Inventory

One of Three Disciplines Within the Still Standing Framework

I. Definition

Inventory is not just products.

It includes products.
It includes materials.
It includes what you stock, sell, and move.

But in a durable business, inventory is broader than physical goods. Inventory is a current, evidence-based assessment of what is true inside the business at a given point in time.

Operationally.
Financially.
Structurally.

Without assumption.

II. Why it Matters

Inventory replaces assumption with evidence.

Most businesses do not fail because of a lack of effort.
They erode because decisions are made on outdated information.

When owners rely on memory instead of measurement, risk accumulates quietly.

Inventory establishes a factual baseline.

Without a baseline, correction is guesswork.

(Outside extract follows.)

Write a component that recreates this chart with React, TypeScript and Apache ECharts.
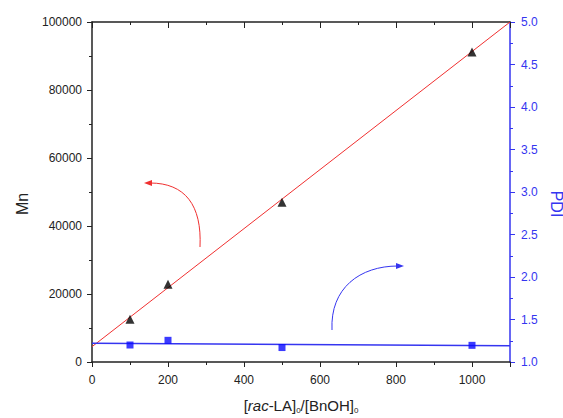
import React, { useEffect, useRef } from "react";
import * as echarts from "echarts";

const ratios = [100, 200, 500, 1000];
const mnValues = [12600, 22900, 47000, 91200];
const pdiValues = [1.2, 1.255, 1.17, 1.196];
const mnFitX = [0, 1100];
const mnFitY = [4500, 100000];
const pdiFitX = [0, 1100];
const pdiFitY = [1.22, 1.19];

const BLUE = "#3535f0";
const FONT = "Liberation Sans, Arial, sans-serif";

export default function App() {
  const ref = useRef<HTMLDivElement>(null);
  useEffect(() => {
    if (!ref.current) return;
    const chart = echarts.init(ref.current, undefined, { renderer: "svg" });
    const xCommon = {
      type: "value" as const,
      min: 0,
      max: 1100,
      interval: 200,
    };
    chart.setOption({
      animation: false,
      backgroundColor: "#fff",
      textStyle: { fontFamily: FONT },
      grid: { left: 92, top: 22, width: 418, height: 340, containLabel: false, outerBoundsMode: "none" },
      xAxis: [
        {
          ...xCommon,
          position: "bottom",
          axisLine: { onZero: false, lineStyle: { color: "#222", width: 1.5 } },
          axisTick: { inside: false, length: 5, lineStyle: { color: "#222" } },
          minorTick: { show: true, splitNumber: 2, length: 3, lineStyle: { color: "#222" } },
          splitLine: { show: false },
          axisLabel: {
            color: "#222",
            fontSize: 12,
            fontFamily: FONT,
            margin: 12,
            formatter: (v: number) => (v > 1000 ? "" : String(v)),
          },
          name: "{b|[}{i|rac}{b|-LA]}{s|0}{b|/[BnOH]}{s|0}",
          nameLocation: "middle",
          nameGap: 34,
          nameTextStyle: {
            rich: {
              b: { fontSize: 15, color: "#222", fontFamily: FONT, lineHeight: 18 },
              i: { fontSize: 15, color: "#222", fontFamily: FONT, fontStyle: "italic", lineHeight: 18 },
              s: { fontSize: 8, color: "#222", fontFamily: FONT, lineHeight: 18, padding: [10, 0, 0, 0] },
            },
          },
        },
        {
          ...xCommon,
          position: "top",
          axisLine: { onZero: false, lineStyle: { color: "#222", width: 1.5 } },
          axisTick: { inside: true, length: 6, lineStyle: { color: "#222" } },
          minorTick: { show: true, splitNumber: 2, length: 3, lineStyle: { color: "#222" } },
          splitLine: { show: false },
          axisLabel: { show: false },
        },
      ],
      yAxis: [
        {
          type: "value",
          min: 0,
          max: 100000,
          interval: 20000,
          position: "left",
          axisLine: { show: true, onZero: false, lineStyle: { color: "#222", width: 1.5 } },
          axisTick: { show: true, length: 5, lineStyle: { color: "#222" } },
          minorTick: { show: true, splitNumber: 2, length: 3, lineStyle: { color: "#222" } },
          splitLine: { show: false },
          axisLabel: { color: "#222", fontSize: 12, fontFamily: FONT, margin: 10, formatter: (v: number) => String(v) },
          name: "Mn",
          nameLocation: "middle",
          nameRotate: 90,
          nameGap: 62,
          nameTextStyle: { fontSize: 16, color: "#222", fontFamily: FONT, padding: [0, 24, 0, 0] },
        },
        {
          type: "value",
          min: 1,
          max: 5,
          interval: 0.5,
          position: "right",
          axisLine: { show: true, onZero: false, lineStyle: { color: BLUE, width: 1.5 } },
          axisTick: { show: true, length: 5, lineStyle: { color: BLUE } },
          minorTick: { show: true, splitNumber: 2, length: 3, lineStyle: { color: BLUE } },
          splitLine: { show: false },
          axisLabel: { color: BLUE, fontSize: 12, fontFamily: FONT, margin: 11, formatter: (v: number) => v.toFixed(1) },
          name: "PDI",
          nameLocation: "middle",
          nameRotate: -90,
          nameGap: 29,
          nameTextStyle: { fontSize: 16, lineHeight: 16, color: BLUE, fontFamily: FONT, padding: [0, 0, 0, 24] },
        },
      ],
      series: [
        {
          type: "line",
          data: mnFitX.map((x, i) => [x, mnFitY[i]]),
          showSymbol: false,
          lineStyle: { color: "#f03030", width: 1 },
          z: 2,
        },
        {
          type: "line",
          yAxisIndex: 1,
          data: pdiFitX.map((x, i) => [x, pdiFitY[i]]),
          showSymbol: false,
          lineStyle: { color: BLUE, width: 1.5 },
          z: 2,
        },
        {
          type: "scatter",
          data: ratios.map((x, i) => [x, mnValues[i]]),
          symbol: "triangle",
          symbolSize: 9,
          itemStyle: { color: "#000" },
          z: 3,
        },
        {
          type: "scatter",
          yAxisIndex: 1,
          data: ratios.map((x, i) => [x, pdiValues[i]]),
          symbol: "rect",
          symbolSize: 7,
          itemStyle: { color: "#0a0aff" },
          z: 3,
        },
      ],
      graphic: [
        {
          type: "bezierCurve",
          shape: { x1: 200, y1: 247, cpx1: 202, cpy1: 205, cpx2: 185, cpy2: 183, x2: 150, y2: 183 },
          style: { stroke: "#f03030", lineWidth: 1, fill: "none" },
        },
        {
          type: "polygon",
          shape: { points: [[144, 183], [152, 180], [152, 186]] },
          style: { fill: "#f03030" },
        },
        {
          type: "bezierCurve",
          shape: { x1: 332, y1: 330, cpx1: 330, cpy1: 288, cpx2: 360, cpy2: 266, x2: 398, y2: 266 },
          style: { stroke: BLUE, lineWidth: 1, fill: "none" },
        },
        {
          type: "polygon",
          shape: { points: [[404, 266], [396, 263], [396, 269]] },
          style: { fill: BLUE },
        },
      ],
    });
    return () => chart.dispose();
  }, []);
  return <div ref={ref} style={{ width: 563, height: 418, position: "absolute", left: 0, top: 0 }} />;
}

III. Where to look / Operational Elements

Inventory requires current, verifiable data.

Begin with:

• Product quantity and valuation
• Product performance (growth, margin, share)
• Revenue concentration by category
• Margin by category
• Current cash position
• Fixed monthly obligations
• Accounts receivable (aged)
• Vendor dependencies
• Operational bottlenecks
• Staffing capacity relative to workload

Inventory is broader than stock levels.
It includes financial exposure and structural dependency.

Clarity requires documentation.

IV. Before the Worksheet

Do not rely on last quarter’s numbers.

Gather current reports:

• Latest profit and loss statement
• Inventory report
• Sales by category
• Current cash balance
• Fixed expense list

Set aside uninterrupted time.

Inventory is not about judgment. It is about visibility.

V. Disciplines Work Together

Inventory establishes what is true.

Runway determines how long current conditions can continue.

Alignment ensures structure matches reality.

No single discipline sustains a business.